• What needs to be done: Restate each line word for word. Leave out every picture.

• Data section:
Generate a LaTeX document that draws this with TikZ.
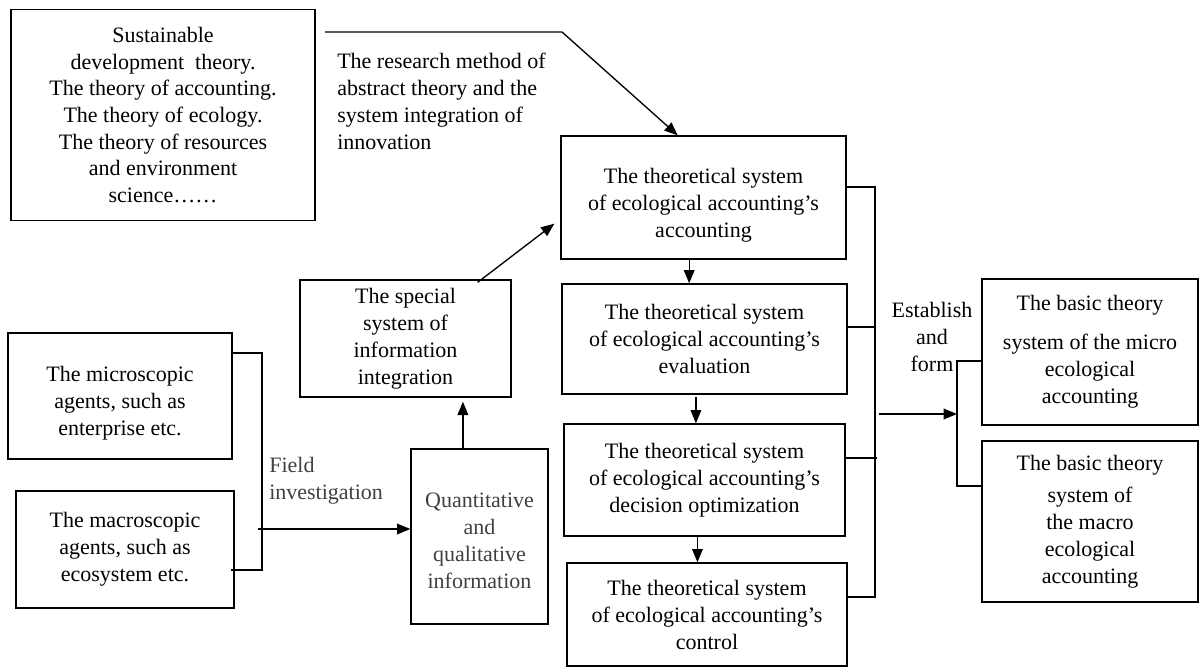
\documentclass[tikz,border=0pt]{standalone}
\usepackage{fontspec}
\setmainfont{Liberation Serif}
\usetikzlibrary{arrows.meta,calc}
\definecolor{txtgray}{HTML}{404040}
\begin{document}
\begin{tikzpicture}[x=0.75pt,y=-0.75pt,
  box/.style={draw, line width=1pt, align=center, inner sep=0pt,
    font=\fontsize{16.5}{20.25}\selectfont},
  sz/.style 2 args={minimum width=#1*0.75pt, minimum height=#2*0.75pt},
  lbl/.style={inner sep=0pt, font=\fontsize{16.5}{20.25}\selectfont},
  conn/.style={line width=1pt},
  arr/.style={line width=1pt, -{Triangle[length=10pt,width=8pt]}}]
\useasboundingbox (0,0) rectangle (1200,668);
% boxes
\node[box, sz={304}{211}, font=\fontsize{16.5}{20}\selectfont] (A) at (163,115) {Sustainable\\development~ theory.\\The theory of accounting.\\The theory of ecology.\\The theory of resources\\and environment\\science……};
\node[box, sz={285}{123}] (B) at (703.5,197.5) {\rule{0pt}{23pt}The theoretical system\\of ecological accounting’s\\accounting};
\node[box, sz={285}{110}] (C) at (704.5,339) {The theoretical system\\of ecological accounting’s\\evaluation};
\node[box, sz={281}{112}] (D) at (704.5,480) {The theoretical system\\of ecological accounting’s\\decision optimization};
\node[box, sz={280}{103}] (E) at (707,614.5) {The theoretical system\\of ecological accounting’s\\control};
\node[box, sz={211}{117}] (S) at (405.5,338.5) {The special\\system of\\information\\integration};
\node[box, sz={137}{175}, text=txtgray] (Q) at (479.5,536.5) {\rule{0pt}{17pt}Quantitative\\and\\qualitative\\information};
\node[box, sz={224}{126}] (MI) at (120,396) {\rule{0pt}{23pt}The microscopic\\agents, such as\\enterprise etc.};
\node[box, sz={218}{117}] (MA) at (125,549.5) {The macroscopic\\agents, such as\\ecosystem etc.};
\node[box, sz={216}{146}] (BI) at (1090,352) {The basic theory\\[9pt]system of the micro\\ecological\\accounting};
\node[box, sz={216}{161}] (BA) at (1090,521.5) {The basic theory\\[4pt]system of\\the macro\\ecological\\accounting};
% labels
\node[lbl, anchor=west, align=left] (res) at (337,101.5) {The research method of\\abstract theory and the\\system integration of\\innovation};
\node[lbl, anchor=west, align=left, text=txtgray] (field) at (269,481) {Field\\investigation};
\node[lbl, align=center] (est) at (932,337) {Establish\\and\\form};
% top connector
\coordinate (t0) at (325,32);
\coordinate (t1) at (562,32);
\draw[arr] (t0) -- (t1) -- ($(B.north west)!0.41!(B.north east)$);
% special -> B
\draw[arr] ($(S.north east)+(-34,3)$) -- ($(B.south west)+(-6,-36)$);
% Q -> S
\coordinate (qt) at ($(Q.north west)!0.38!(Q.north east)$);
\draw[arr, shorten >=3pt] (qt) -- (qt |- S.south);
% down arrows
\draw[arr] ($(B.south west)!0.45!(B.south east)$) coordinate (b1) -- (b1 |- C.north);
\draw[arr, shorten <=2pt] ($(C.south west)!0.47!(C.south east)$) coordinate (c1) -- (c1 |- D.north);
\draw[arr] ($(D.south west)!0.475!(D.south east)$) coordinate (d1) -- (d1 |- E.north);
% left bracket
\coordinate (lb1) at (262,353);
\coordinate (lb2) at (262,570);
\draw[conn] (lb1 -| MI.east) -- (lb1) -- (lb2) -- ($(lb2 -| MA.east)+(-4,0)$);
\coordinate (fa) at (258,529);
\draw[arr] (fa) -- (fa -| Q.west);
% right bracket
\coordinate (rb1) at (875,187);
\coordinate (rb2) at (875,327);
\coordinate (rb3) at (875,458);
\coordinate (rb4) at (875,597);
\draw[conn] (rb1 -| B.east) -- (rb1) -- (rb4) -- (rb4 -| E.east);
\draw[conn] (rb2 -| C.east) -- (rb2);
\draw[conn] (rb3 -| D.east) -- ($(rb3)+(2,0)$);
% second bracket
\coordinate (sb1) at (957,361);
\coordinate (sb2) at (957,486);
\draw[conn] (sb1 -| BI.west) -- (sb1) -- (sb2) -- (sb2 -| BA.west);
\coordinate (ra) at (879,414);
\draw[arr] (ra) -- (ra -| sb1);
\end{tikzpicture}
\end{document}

• Result of the exercise:
Generate a LaTeX document that draws this with TikZ.
\documentclass[tikz,border=0pt]{standalone}
\usepackage{fontspec}
\setmainfont{Liberation Serif}
\usetikzlibrary{arrows.meta,calc}
\definecolor{txtgray}{HTML}{404040}
\begin{document}
\begin{tikzpicture}[x=0.75pt,y=-0.75pt,
  box/.style={draw, line width=1pt, align=center, inner sep=0pt,
    font=\fontsize{16.5}{20.25}\selectfont},
  sz/.style 2 args={minimum width=#1*0.75pt, minimum height=#2*0.75pt},
  lbl/.style={inner sep=0pt, font=\fontsize{16.5}{20.25}\selectfont},
  conn/.style={line width=1pt},
  arr/.style={line width=1pt, -{Triangle[length=10pt,width=8pt]}}]
\useasboundingbox (0,0) rectangle (1200,668);
% boxes
\node[box, sz={304}{211}, font=\fontsize{16.5}{20}\selectfont] (A) at (163,115) {Sustainable\\development~ theory.\\The theory of accounting.\\The theory of ecology.\\The theory of resources\\and environment\\science……};
\node[box, sz={285}{123}] (B) at (703.5,197.5) {\rule{0pt}{23pt}The theoretical system\\of ecological accounting’s\\accounting};
\node[box, sz={285}{110}] (C) at (704.5,339) {The theoretical system\\of ecological accounting’s\\evaluation};
\node[box, sz={281}{112}] (D) at (704.5,480) {The theoretical system\\of ecological accounting’s\\decision optimization};
\node[box, sz={280}{103}] (E) at (707,614.5) {The theoretical system\\of ecological accounting’s\\control};
\node[box, sz={211}{117}] (S) at (405.5,338.5) {The special\\system of\\information\\integration};
\node[box, sz={137}{175}, text=txtgray] (Q) at (479.5,536.5) {\rule{0pt}{17pt}Quantitative\\and\\qualitative\\information};
\node[box, sz={224}{126}] (MI) at (120,396) {\rule{0pt}{23pt}The microscopic\\agents, such as\\enterprise etc.};
\node[box, sz={218}{117}] (MA) at (125,549.5) {The macroscopic\\agents, such as\\ecosystem etc.};
\node[box, sz={216}{146}] (BI) at (1090,352) {The basic theory\\[9pt]system of the micro\\ecological\\accounting};
\node[box, sz={216}{161}] (BA) at (1090,521.5) {The basic theory\\[4pt]system of\\the macro\\ecological\\accounting};
% labels
\node[lbl, anchor=west, align=left] (res) at (337,101.5) {The research method of\\abstract theory and the\\system integration of\\innovation};
\node[lbl, anchor=west, align=left, text=txtgray] (field) at (269,481) {Field\\investigation};
\node[lbl, align=center] (est) at (932,337) {Establish\\and\\form};
% top connector
\coordinate (t0) at (325,32);
\coordinate (t1) at (562,32);
\draw[arr] (t0) -- (t1) -- ($(B.north west)!0.41!(B.north east)$);
% special -> B
\draw[arr] ($(S.north east)+(-34,3)$) -- ($(B.south west)+(-6,-36)$);
% Q -> S
\coordinate (qt) at ($(Q.north west)!0.38!(Q.north east)$);
\draw[arr, shorten >=3pt] (qt) -- (qt |- S.south);
% down arrows
\draw[arr] ($(B.south west)!0.45!(B.south east)$) coordinate (b1) -- (b1 |- C.north);
\draw[arr, shorten <=2pt] ($(C.south west)!0.47!(C.south east)$) coordinate (c1) -- (c1 |- D.north);
\draw[arr] ($(D.south west)!0.475!(D.south east)$) coordinate (d1) -- (d1 |- E.north);
% left bracket
\coordinate (lb1) at (262,353);
\coordinate (lb2) at (262,570);
\draw[conn] (lb1 -| MI.east) -- (lb1) -- (lb2) -- ($(lb2 -| MA.east)+(-4,0)$);
\coordinate (fa) at (258,529);
\draw[arr] (fa) -- (fa -| Q.west);
% right bracket
\coordinate (rb1) at (875,187);
\coordinate (rb2) at (875,327);
\coordinate (rb3) at (875,458);
\coordinate (rb4) at (875,597);
\draw[conn] (rb1 -| B.east) -- (rb1) -- (rb4) -- (rb4 -| E.east);
\draw[conn] (rb2 -| C.east) -- (rb2);
\draw[conn] (rb3 -| D.east) -- ($(rb3)+(2,0)$);
% second bracket
\coordinate (sb1) at (957,361);
\coordinate (sb2) at (957,486);
\draw[conn] (sb1 -| BI.west) -- (sb1) -- (sb2) -- (sb2 -| BA.west);
\coordinate (ra) at (879,414);
\draw[arr] (ra) -- (ra -| sb1);
\end{tikzpicture}
\end{document}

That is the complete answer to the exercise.